Saya pribadi berpendapat, secara bisnis, memang praktik outsourching tersebut memudahkan bagi pemberi kerja/pengusaha untuk mengatur mengenai pekerjanya. Karena tidak bisa dipungkiri, masalah SDM merupakan masalah yang cukup pelik bagi semua perusahaan. Gaji karyawan merupakan biaya tetap, dimana penghasilan dari pengusaha atau perusahaan itu sendiri masih berupa penghasilan yang belum dapat dipastikan jumlahnya. Perekrutan pegawaidalam bentuk outsourching dalam praktik dianggap lebih memudahkan bagi pengusaha untuk mengatur cash flow dan disesuaikan dengan volume pekerjaan dan volume pendapatan yang diterima. Namun di satu sisi, pegawai membutuhkan adanya kepastian bahwa yang bersangkutan masih dapat bekerja sampai waktu yang tidak ditentukan lamanya, sehingga kepastian tersebut menciptakan ketentraman dalam diri pegawai dimaksud untuk dapat merencanakan masa depannya seperti mencicil rumah, kendaraan, atau mengatur pengeluaran dan kehidupan rumah tangganya secara umum. Banyak dijumpai di perusahaan-perusahaan, terjadi kesenjangan yang cukup tinggi antara tunjangan yang diterima oleh pegawai tetap dengan pegawai outsourching; padahal secara kemampuan teknis, pegawai outsourching terkadang malah lebih handal dan qualified dalam pekerjaannya. Hal ini mungkin juga disebabkan si pegawai outsourching tersebut harus “terus berjuang” agar dirinya bisa tetap bermanfaat bagi perusahaannya sehingga kontraknya diperpanjang. Hal ini tentunya baik dan menciptakan iklim kerja yang lebih kompetitif, dibandingkan para pekerja tetap yang sudah menciptakan “zona aman” nya sendiri sehingga cenderung kurang bersaing.
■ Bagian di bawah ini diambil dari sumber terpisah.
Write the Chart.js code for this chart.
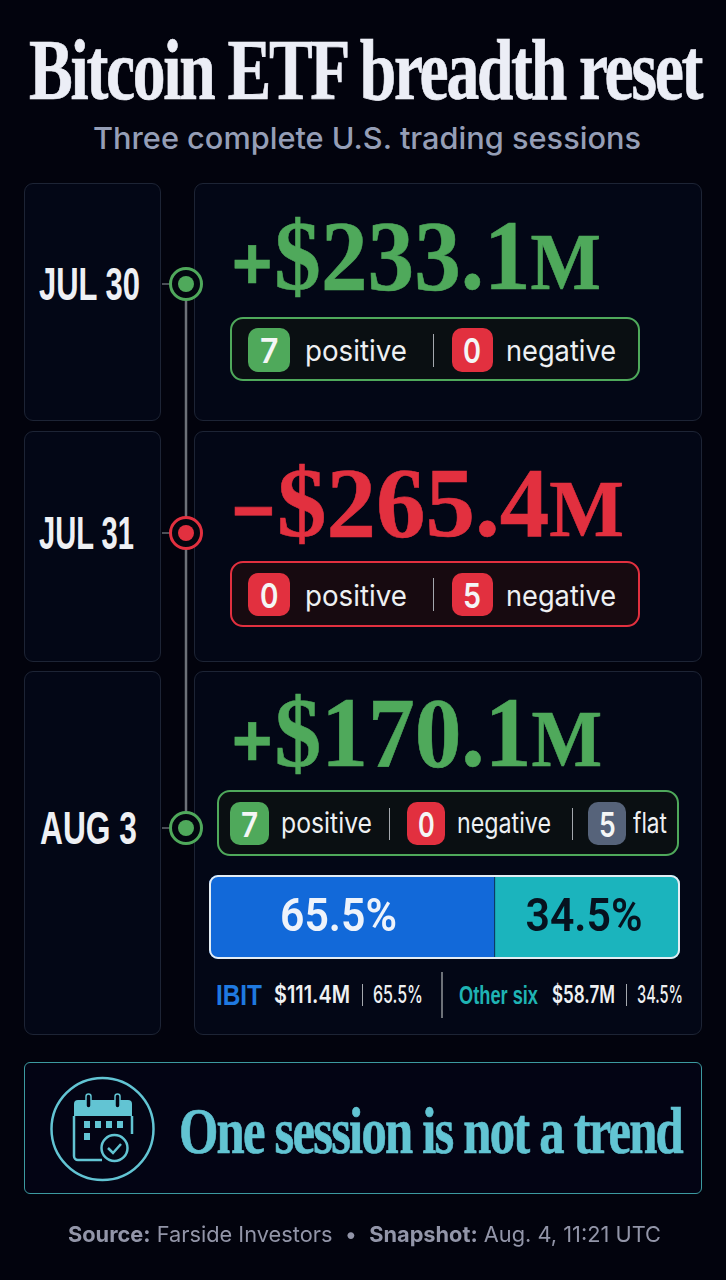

Oleh karena itu, kembali menurut pendapat saya secara pribadi, saya setuju outsourching tidak dihapuskan sama sekali, akan tetapi dibuatkan kriterianya, seperti:
1. batas maksimal perbandingannya antara pekerja tetap dengan pekerja outsourching tersebut. Sehingga jumlahnya mungkin sekitar maksimal 20% -35% saja dari total pekerja tetap.
2. Dibatasi mengenai jangka waktu berapa kali si pekerja outsourching tersebut di kontrak, dan selanjutnya dapat diangkat sebagai pegawai tetap; hal mana tidak diperbolehkan untuk “diakali” dengan cara diberhentikan dulu, baru di angkat kembali seperti yang banyak dilakukan dalam praktik sekarang ini.
Nah pembaca, kita sama-sama berharap semoga saja di dalam implementasinya, Putusan ini bisa memberikan dampak yang positif baik bagi pihak pekerja maupun pihak pengusaha.